Une session “production du handicap” à l’association française de sociologie

Le congrès de l’association française de sociologie s’est tenu entre le 4 et le 7 juillet à Lyon sur le thème “intersections, circulation”. Le réseau thématique 19 “santé, maladie, handicap” a organisé différentes sessions, dont l’une consacrée à la “production du handicap”.

Congrès AFS

Voici un bref compte-rendu des trois dernières communcations de la session :

Qui a besoin des ESAT?

Beaucoup de recherches s’interrogent sur la possibilité de mieux accompagner les personnes pour favoriser le passage d’un travail protégé au travail ordinaire. Pour Fanny Jaffrès, la difficulté n’est pas seulement celle de l’accompagnement, mais bien celle de l’assignation de certaines personnes handicapées au travail protégé. En France, les ESAT offrent le statut du médico-social ; en Suède, c’est une entreprise d’Etat qui offre un statut de droit commun. L’enquêtrice a enquêté dans 14 ESAT en France, et 7 établissements équivalents en Suède. La comparaison internationale permet à l’autrice de dénaturaliser les catégories dans chaque contexte nationale. L’autrice souligne l’importance du moment de “l’orientation” vers le travail protégé, dont le “principe de cohérence” est dans l’expérience antérieure (sous la forme de stage) des personnes, produisant un effet filière important. Ainsi, plus de 50% des travailleurs sont déjà passés par un établissement, soulignant la forte prégnance des professionnels du médico-sociale dans cette orientation, se traduisant parfois par des formes de “dépossession de leur trajectoire” par les personnes elles-mêmes. En Esat, beaucoup de travailleurs proviennent de familles populaires et nombreuses, soulignant que l’inclusion dans la vie ordinaire nécessite un étayage relationnel très fort. En Suède, il y a une forte centralité du service public de l’emploi. L’inclusion est portée par les acteurs du médico-social, ce qui révèle une forme d’échec de la mise en dialogue des “politiques de santé au travail” et des politiques de “handicap”.

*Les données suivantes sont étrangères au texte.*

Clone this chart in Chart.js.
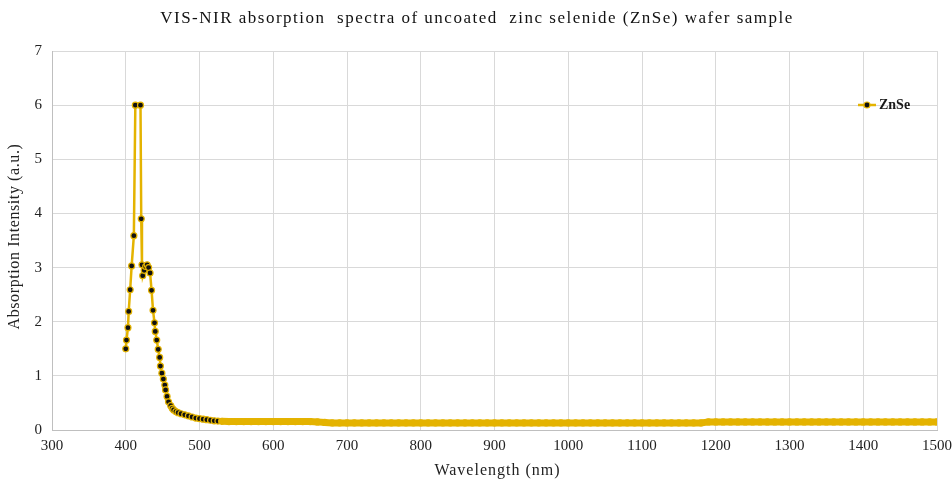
<!DOCTYPE html>
<html>
<head>
<meta charset="utf-8">
<script src="https://cdn.jsdelivr.net/npm/chart.js@4"></script>
<style>
html,body{margin:0;padding:0;background:#fff;}
#wrap{width:952px;height:482px;}
</style>
</head>
<body>
<div id="wrap"><canvas id="c" width="952" height="482"></canvas></div>
<script>
const chartTitle = "VIS-NIR absorption  spectra of uncoated  zinc selenide (ZnSe) wafer sample";
const xTitle = "Wavelength (nm)";
const yTitle = "Absorption Intensity (a.u.)";
const seriesName = "ZnSe";

const wavelength = [
  400,401,403,404,406,408,411,413,420,421,422,423,425,427,429,431,433,435,437,439,
  440,442,444,446,447,449,451,453,454,456,458,461,463,465,468,471,475,480,485,490,
  495,500,505,510,515,520,525,530,540,550,560,570,580,590,600,610,620,630,640,650,
  660,670,680,690,700,710,720,730,740,750,760,770,780,790,800,810,820,830,840,850,
  860,870,880,890,900,910,920,930,940,950,960,970,980,990,1000,1010,1020,1030,1040,1050,
  1060,1070,1080,1090,1100,1110,1120,1130,1140,1150,1160,1170,1180,1190,1200,1210,1220,1230,1240,1250,
  1260,1270,1280,1290,1300,1310,1320,1330,1340,1350,1360,1370,1380,1390,1400,1410,1420,1430,1440,1450,
  1460,1470,1480,1490,1500
];
const absorbance = [
  1.50,1.66,1.89,2.19,2.59,3.03,3.59,6.00,6.00,3.90,3.05,2.85,2.95,3.02,3.05,3.00,2.90,2.58,2.21,1.98,
  1.82,1.66,1.49,1.34,1.18,1.05,0.94,0.83,0.74,0.62,0.52,0.45,0.40,0.37,0.34,0.32,0.30,0.28,0.26,0.24,
  0.22,0.21,0.20,0.19,0.18,0.17,0.165,0.16,0.155,0.155,0.155,0.155,0.155,0.155,0.155,0.155,0.155,0.155,0.155,0.155,
  0.15,0.14,0.13,0.13,0.13,0.13,0.13,0.13,0.13,0.13,0.13,0.13,0.13,0.13,0.13,0.13,0.13,0.13,0.13,0.13,
  0.13,0.13,0.13,0.13,0.13,0.13,0.13,0.13,0.13,0.13,0.13,0.13,0.13,0.13,0.13,0.13,0.13,0.13,0.13,0.13,
  0.13,0.13,0.13,0.13,0.13,0.13,0.13,0.13,0.13,0.13,0.13,0.13,0.13,0.15,0.15,0.15,0.15,0.15,0.15,0.15,
  0.15,0.15,0.15,0.15,0.15,0.15,0.15,0.15,0.15,0.15,0.15,0.15,0.15,0.15,0.15,0.15,0.15,0.15,0.15,0.15,
  0.15,0.15,0.15,0.15,0.15
];
const xTicks = [300,400,500,600,700,800,900,1000,1100,1200,1300,1400,1500];
const yTicks = [0,1,2,3,4,5,6,7];

const GOLD = '#e4b300';
const FONT = '"Liberation Serif", "Times New Roman", serif';
const TAIL_START = 530;

const points = wavelength.map((w, i) => ({x: w, y: absorbance[i]}));

const textPlugin = {
  id: 'texts',
  afterDraw(chart) {
    const ctx = chart.ctx;
    const a = chart.chartArea;
    const ds = chart.data.datasets[0];
    ctx.save();
    ctx.fillStyle = '#111';
    ctx.textAlign = 'center';
    ctx.textBaseline = 'middle';
    ctx.font = '17px ' + FONT;
    ctx.letterSpacing = '1.5px';
    ctx.fillText(chartTitle, 477, 19);
    ctx.font = '16px ' + FONT;
    ctx.letterSpacing = '1px';
    ctx.fillStyle = '#222';
    ctx.fillText(xTitle, (a.left + a.right) / 2 + 3, 471);
    ctx.save();
    ctx.translate(15, (a.top + a.bottom) / 2 - 4);
    ctx.rotate(-Math.PI / 2);
    ctx.letterSpacing = '0.6px';
    ctx.fillText(yTitle, 0, 0);
    ctx.restore();
    ctx.letterSpacing = '0px';
    const x0 = 858, y0 = 105;
    ctx.strokeStyle = GOLD;
    ctx.lineWidth = 2.5;
    ctx.beginPath(); ctx.moveTo(x0, y0); ctx.lineTo(x0 + 18, y0); ctx.stroke();
    ctx.beginPath(); ctx.arc(x0 + 9, y0, 3, 0, Math.PI * 2);
    ctx.fillStyle = '#111'; ctx.fill();
    ctx.lineWidth = 1.2; ctx.stroke();
    ctx.fillStyle = '#1a1a1a';
    ctx.font = 'bold 14px ' + FONT;
    ctx.textAlign = 'left';
    ctx.fillText(ds.label, x0 + 21, y0 + 0.5);
    ctx.restore();
  }
};

new Chart(document.getElementById('c'), {
  type: 'line',
  data: {
    datasets: [{
      label: seriesName,
      data: points,
      borderColor: GOLD,
      borderWidth: 2.5,
      tension: 0,
      segment: {
        borderWidth: (c) => (c.p0.parsed.x >= TAIL_START ? 7 : 2.5)
      },
      pointRadius: 3,
      pointBorderWidth: 1.2,
      pointBorderColor: GOLD,
      pointBackgroundColor: (c) => (c.raw && c.raw.x < TAIL_START) ? '#111' : GOLD
    }]
  },
  options: {
    responsive: false,
    animation: false,
    devicePixelRatio: 1,
    layout: {padding: {left: 30, right: 15, top: 51, bottom: 30}},
    plugins: {
      legend: {display: false},
      tooltip: {enabled: false},
      title: {display: false}
    },
    scales: {
      x: {
        type: 'linear',
        min: 300, max: 1500,
        afterBuildTicks: (s) => { s.ticks = xTicks.map(v => ({value: v})); },
        afterFit: (s) => { s.height = 22; s.paddingRight = 15; s.paddingLeft = 0; },
        ticks: {color: '#222', font: {family: FONT, size: 15}, padding: 7, maxRotation: 0,
                callback: (v) => String(v)},
        grid: {color: '#d9d9d9', lineWidth: 1, drawTicks: false},
        border: {color: '#bfbfbf'}
      },
      y: {
        min: 0, max: 7,
        afterBuildTicks: (s) => { s.ticks = yTicks.map(v => ({value: v})); },
        afterFit: (s) => { s.width = 22; },
        ticks: {color: '#222', font: {family: FONT, size: 15}, padding: 10,
                callback: (v) => String(v)},
        grid: {color: '#d9d9d9', lineWidth: 1, drawTicks: false},
        border: {color: '#bfbfbf'}
      }
    }
  },
  plugins: [textPlugin]
});
</script>
</body>
</html>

Masculinités post-traumatiques

Une intervention a porté sur les effets sur les masculinités de la survenue d’un handicap loco-moteur à la suite d’accidents dans le contexte sud-africain. L’autrice insiste sur la centralité des corps. “Les corps ne peuvent être compris comme des medium neutres des pratiques sociales.” (Connell, 1995) La vulnérabilité des corps masculins est forte par rapport aux attentes d’indépendance, de force, et semble faire l’objet de suspicions sociales particulièrement élevées sur le fait que “la responsabilité du handicap” proviendrait des comportements masculins violents. En vis-à-vis de cette suspicion, le langage de la rédemption est très prégnant. A la masculinité toxique qui amène au handicap renvoie une masculinité “positive” qui passe par le discours de rédemption. La crainte de la désexualisation est grande. Une extension du répertoire des pratiques est décrite. L’enjeu du pouvoir dans le couple reste aussi central. “Une marginalité marginale de la marginalité au sein d’une marge globale”.

Aller mieux avec ou par rapport aux autres?

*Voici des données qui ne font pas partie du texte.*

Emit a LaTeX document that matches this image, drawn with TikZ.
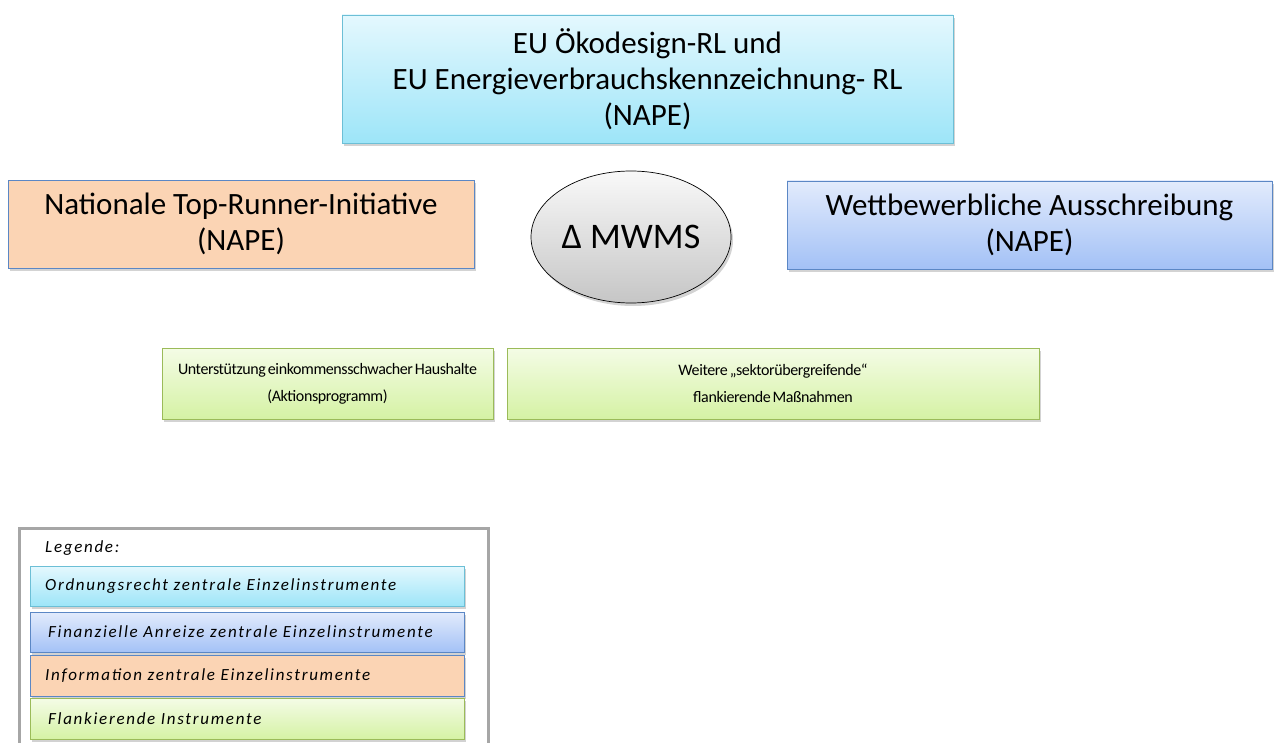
\documentclass[tikz,border=0pt]{standalone}
\usepackage{fontspec}
\setmainfont{Carlito}
\newfontfamily\legendfont[LetterSpace=10]{Carlito}
\newfontfamily\smallfont[LetterSpace=-2.5,WordSpace=0.6]{Carlito}
\usetikzlibrary{shapes.geometric,shadows}

\definecolor{ordTop}{HTML}{E4F8FE}
\definecolor{ordBot}{HTML}{9DE5F8}
\definecolor{ordLine}{HTML}{6CBFD6}
\definecolor{finTop}{HTML}{E2EBFC}
\definecolor{finBot}{HTML}{A3C1F6}
\definecolor{boxLine}{HTML}{5B87C5}
\definecolor{infFill}{HTML}{FBD4B4}
\definecolor{flaTop}{HTML}{F4FCE6}
\definecolor{flaBot}{HTML}{D5F2A4}
\definecolor{flaLine}{HTML}{9BBB59}
\definecolor{frameGray}{HTML}{A6A6A6}

\tikzset{
  x=1pt, y=-1pt,
  boxshadow/.style={drop shadow={opacity=0.35, shadow xshift=2pt, shadow yshift=-3pt}},
  base/.style={rectangle, align=center, inner sep=0pt, line width=0.8pt, boxshadow},
  ordbox/.style={base, draw=ordLine, top color=ordTop, bottom color=ordBot},
  finbox/.style={base, draw=boxLine, top color=finTop, bottom color=finBot},
  infbox/.style={base, draw=boxLine, fill=infFill},
  flabox/.style={base, draw=flaLine, top color=flaTop, bottom color=flaBot},
  bigtext/.style={font=\fontsize{31}{36}\selectfont},
  midtext/.style={font=\smallfont\fontsize{16}{27}\selectfont},
  legtext/.style={font=\legendfont\itshape\fontsize{17}{20}\selectfont, anchor=west, inner sep=0pt},
}

\begin{document}
\begin{tikzpicture}
\useasboundingbox (0,0) rectangle (1274,743);
\clip (0,0) rectangle (1274,743);

% Main instrument boxes
\node[ordbox, bigtext, minimum width=611pt, minimum height=128pt] (eu) at (647.5,79)
  {EU Ökodesign-RL und\\EU Energieverbrauchskennzeichnung- RL\\(NAPE)};
\node[infbox, bigtext, minimum width=466pt, minimum height=88pt] (top) at (241,224)
  {Nationale Top-Runner-Initiative\\(NAPE)};
\node[finbox, bigtext, minimum width=485pt, minimum height=88pt] (wett) at (1029.5,225)
  {Wettbewerbliche Ausschreibung\\(NAPE)};

% Central ellipse
\node[ellipse, draw=black, line width=0.7pt, top color=white!95!gray, bottom color=gray!45,
      minimum width=200pt, minimum height=132pt, inner sep=0pt, boxshadow,
      font=\fontsize{36}{40}\selectfont] (mwms) at (631,237) {Δ MWMS};

% Flanking measures
\node[flabox, midtext, minimum width=331pt, minimum height=71pt] (haus) at (327.5,383.5)
  {Unterstützung einkommensschwacher Haushalte\\(Aktionsprogramm)};
\node[flabox, midtext, minimum width=532pt, minimum height=71pt] (weit) at (773,383.5)
  {Weitere „sektorübergreifende“\\flankierende Maßnahmen};

% Legend
\node[draw=frameGray, line width=3pt, fill=white, minimum width=469pt, minimum height=240pt,
      anchor=north west, inner sep=0pt] (legframe) at (18,527) {};
\node[legtext] (leghead) at (45,548) {Legende:};
\node[ordbox, minimum width=434pt, minimum height=40pt, anchor=north west] (l1) at (30,566) {};
\node[finbox, minimum width=434pt, minimum height=40pt, anchor=north west] (l2) at (30,612) {};
\node[infbox, minimum width=434pt, minimum height=41pt, anchor=north west] (l3) at (30,655) {};
\node[flabox, minimum width=434pt, minimum height=41pt, anchor=north west] (l4) at (30,698) {};
\node[legtext] (t1) at (45,586) {Ordnungsrecht zentrale Einzelinstrumente};
\node[legtext] (t2) at (48,632) {Finanzielle Anreize zentrale Einzelinstrumente};
\node[legtext] (t3) at (45,675.5) {Information zentrale Einzelinstrumente};
\node[legtext] (t4) at (48,718.5) {Flankierende Instrumente};
\end{tikzpicture}
\end{document}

L’intervention d’Audrey Linder a porté sur l’aller-mieux. Elle constate que l’aller mieux se mesure par rapport à son ancien soi malade mais aussi en comparaison avec les parcours des autres patients qui renvoient aussi bien aux risques de stigmate que de rétablissement (Carpenter-Jonkin). Qui est mon pair? La question se pose et se repose pour les patients. Il s’agit de de positionner et repositionner par rapport aux autres membres du groupe, de se rapprocher de celles/ceux avec qui on s’identifie, de s’écarter de celles/ceux avec qui on ne s’identifie pas. La gestion de la maladie, du handicap, du stigmate, la rendre visible, ou au contraire la voiler, est centrale.